EXERCISE: Starting from the top of the material, restate each line exactly until the line that contains "Chart.register(...registerables);", which is also copied. Pictures are excluded.

─── DATA ───

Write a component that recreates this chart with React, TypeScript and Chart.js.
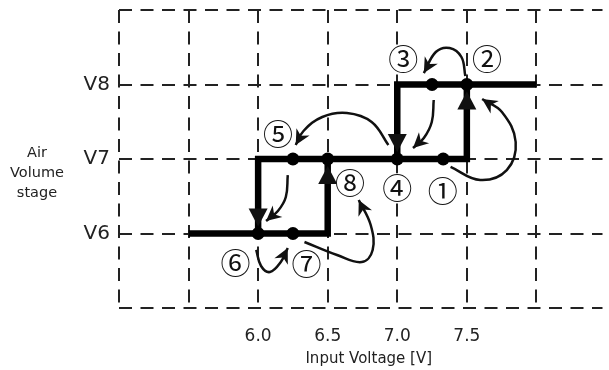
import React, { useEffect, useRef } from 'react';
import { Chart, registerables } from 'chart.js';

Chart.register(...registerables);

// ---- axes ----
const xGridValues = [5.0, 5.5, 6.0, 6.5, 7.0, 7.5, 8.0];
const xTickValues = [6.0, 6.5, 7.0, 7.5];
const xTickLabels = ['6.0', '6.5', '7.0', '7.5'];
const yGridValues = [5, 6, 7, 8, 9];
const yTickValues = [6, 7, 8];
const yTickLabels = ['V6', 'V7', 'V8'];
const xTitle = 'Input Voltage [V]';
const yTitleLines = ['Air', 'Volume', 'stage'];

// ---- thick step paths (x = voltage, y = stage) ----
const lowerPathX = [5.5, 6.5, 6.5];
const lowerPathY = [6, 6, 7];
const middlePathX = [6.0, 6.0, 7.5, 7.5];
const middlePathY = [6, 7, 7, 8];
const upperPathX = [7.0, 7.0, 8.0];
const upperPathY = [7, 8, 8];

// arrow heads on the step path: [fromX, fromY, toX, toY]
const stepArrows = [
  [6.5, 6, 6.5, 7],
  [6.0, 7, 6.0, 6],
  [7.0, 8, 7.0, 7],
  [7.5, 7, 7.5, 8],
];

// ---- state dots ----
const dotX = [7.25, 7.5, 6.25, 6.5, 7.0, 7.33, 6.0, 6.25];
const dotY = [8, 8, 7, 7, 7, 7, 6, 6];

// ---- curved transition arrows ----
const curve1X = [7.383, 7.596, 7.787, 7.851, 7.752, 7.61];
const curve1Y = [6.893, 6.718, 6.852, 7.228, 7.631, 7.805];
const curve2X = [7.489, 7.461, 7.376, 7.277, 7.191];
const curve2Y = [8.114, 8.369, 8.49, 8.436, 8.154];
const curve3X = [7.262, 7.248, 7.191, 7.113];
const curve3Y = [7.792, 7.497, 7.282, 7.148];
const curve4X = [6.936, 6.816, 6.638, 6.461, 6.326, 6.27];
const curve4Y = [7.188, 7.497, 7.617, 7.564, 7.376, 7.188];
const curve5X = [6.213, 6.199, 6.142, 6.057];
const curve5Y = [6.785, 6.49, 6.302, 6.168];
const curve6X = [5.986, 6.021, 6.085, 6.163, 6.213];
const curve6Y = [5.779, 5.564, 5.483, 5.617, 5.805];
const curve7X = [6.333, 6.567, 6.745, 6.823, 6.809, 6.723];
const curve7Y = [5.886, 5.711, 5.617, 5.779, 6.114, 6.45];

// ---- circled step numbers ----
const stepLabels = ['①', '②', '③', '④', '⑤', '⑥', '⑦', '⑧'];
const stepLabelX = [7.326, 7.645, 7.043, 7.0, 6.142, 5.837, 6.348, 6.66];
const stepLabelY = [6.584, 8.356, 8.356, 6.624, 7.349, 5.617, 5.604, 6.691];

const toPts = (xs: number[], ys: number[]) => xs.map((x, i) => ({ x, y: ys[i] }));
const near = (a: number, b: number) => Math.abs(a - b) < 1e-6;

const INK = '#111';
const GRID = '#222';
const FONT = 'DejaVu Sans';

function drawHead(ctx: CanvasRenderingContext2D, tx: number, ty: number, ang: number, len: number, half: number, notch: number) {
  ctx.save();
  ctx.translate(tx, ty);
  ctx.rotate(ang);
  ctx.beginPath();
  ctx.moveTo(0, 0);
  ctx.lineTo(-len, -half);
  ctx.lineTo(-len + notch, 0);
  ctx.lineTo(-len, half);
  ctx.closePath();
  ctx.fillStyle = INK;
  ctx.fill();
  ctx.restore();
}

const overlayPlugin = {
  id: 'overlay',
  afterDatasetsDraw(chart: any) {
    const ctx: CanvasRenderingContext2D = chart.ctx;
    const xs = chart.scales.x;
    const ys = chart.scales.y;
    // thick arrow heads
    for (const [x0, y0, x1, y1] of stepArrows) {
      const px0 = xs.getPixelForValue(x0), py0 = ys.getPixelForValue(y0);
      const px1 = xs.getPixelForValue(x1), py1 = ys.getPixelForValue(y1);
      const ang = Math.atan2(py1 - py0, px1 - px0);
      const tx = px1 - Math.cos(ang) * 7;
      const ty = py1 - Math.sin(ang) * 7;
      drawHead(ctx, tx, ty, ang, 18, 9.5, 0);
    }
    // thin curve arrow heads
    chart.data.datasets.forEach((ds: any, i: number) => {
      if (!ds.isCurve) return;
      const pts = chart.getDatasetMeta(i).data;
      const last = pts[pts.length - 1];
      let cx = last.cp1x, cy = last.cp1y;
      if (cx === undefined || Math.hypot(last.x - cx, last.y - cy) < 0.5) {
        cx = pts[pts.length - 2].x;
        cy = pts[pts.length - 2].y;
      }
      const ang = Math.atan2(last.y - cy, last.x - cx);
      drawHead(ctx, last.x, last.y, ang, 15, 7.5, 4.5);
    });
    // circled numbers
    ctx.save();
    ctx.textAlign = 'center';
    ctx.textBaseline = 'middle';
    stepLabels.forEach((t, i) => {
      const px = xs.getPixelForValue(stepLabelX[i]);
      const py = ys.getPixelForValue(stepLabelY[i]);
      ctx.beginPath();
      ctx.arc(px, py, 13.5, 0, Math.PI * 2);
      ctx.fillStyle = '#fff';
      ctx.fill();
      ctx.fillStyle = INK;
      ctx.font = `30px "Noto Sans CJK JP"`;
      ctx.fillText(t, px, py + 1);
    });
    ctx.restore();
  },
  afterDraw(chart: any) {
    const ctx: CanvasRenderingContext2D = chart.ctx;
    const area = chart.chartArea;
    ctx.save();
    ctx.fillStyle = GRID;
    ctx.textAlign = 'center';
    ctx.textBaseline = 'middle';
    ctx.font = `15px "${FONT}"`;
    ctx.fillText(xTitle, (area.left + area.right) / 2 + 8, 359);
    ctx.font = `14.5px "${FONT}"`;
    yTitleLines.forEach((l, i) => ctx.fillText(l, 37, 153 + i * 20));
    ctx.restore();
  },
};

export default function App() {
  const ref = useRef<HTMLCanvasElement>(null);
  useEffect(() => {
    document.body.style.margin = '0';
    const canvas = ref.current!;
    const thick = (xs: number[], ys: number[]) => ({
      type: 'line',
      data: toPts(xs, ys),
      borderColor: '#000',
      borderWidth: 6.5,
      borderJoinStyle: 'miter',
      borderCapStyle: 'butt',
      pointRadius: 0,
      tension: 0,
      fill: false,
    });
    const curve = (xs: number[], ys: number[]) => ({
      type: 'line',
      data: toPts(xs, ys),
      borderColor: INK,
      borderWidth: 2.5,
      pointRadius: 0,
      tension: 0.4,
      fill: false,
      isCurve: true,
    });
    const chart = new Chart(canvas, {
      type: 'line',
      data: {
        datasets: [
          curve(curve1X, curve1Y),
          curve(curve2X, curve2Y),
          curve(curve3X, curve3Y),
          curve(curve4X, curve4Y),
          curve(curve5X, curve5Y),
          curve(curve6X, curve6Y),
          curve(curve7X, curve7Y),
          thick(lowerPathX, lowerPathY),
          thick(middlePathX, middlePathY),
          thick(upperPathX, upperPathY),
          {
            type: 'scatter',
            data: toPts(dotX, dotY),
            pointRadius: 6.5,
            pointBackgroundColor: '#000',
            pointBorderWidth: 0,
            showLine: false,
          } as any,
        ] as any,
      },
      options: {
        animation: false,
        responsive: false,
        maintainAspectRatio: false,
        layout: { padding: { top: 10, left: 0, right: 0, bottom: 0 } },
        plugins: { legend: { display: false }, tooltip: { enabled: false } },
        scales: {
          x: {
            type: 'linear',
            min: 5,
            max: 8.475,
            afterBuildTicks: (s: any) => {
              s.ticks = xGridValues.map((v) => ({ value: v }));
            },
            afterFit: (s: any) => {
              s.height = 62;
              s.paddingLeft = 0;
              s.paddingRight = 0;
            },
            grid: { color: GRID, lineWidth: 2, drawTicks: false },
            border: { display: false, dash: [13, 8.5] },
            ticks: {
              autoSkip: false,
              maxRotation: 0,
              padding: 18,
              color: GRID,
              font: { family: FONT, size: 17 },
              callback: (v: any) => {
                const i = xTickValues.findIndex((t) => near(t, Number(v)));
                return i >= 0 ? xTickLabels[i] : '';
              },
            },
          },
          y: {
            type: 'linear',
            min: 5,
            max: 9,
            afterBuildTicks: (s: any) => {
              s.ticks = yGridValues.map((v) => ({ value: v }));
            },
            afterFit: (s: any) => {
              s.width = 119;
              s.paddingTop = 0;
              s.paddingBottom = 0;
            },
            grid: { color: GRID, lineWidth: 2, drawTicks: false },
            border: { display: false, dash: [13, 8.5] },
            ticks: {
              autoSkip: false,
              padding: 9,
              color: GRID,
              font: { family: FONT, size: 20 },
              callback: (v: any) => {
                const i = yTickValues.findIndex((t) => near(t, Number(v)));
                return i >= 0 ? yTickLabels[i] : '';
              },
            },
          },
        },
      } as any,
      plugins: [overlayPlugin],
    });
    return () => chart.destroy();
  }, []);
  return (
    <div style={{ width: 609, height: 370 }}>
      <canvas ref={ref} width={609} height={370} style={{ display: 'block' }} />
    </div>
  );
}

───

COMPLETED EXERCISE:
Write a component that recreates this chart with React, TypeScript and Chart.js.
import React, { useEffect, useRef } from 'react';
import { Chart, registerables } from 'chart.js';

Chart.register(...registerables);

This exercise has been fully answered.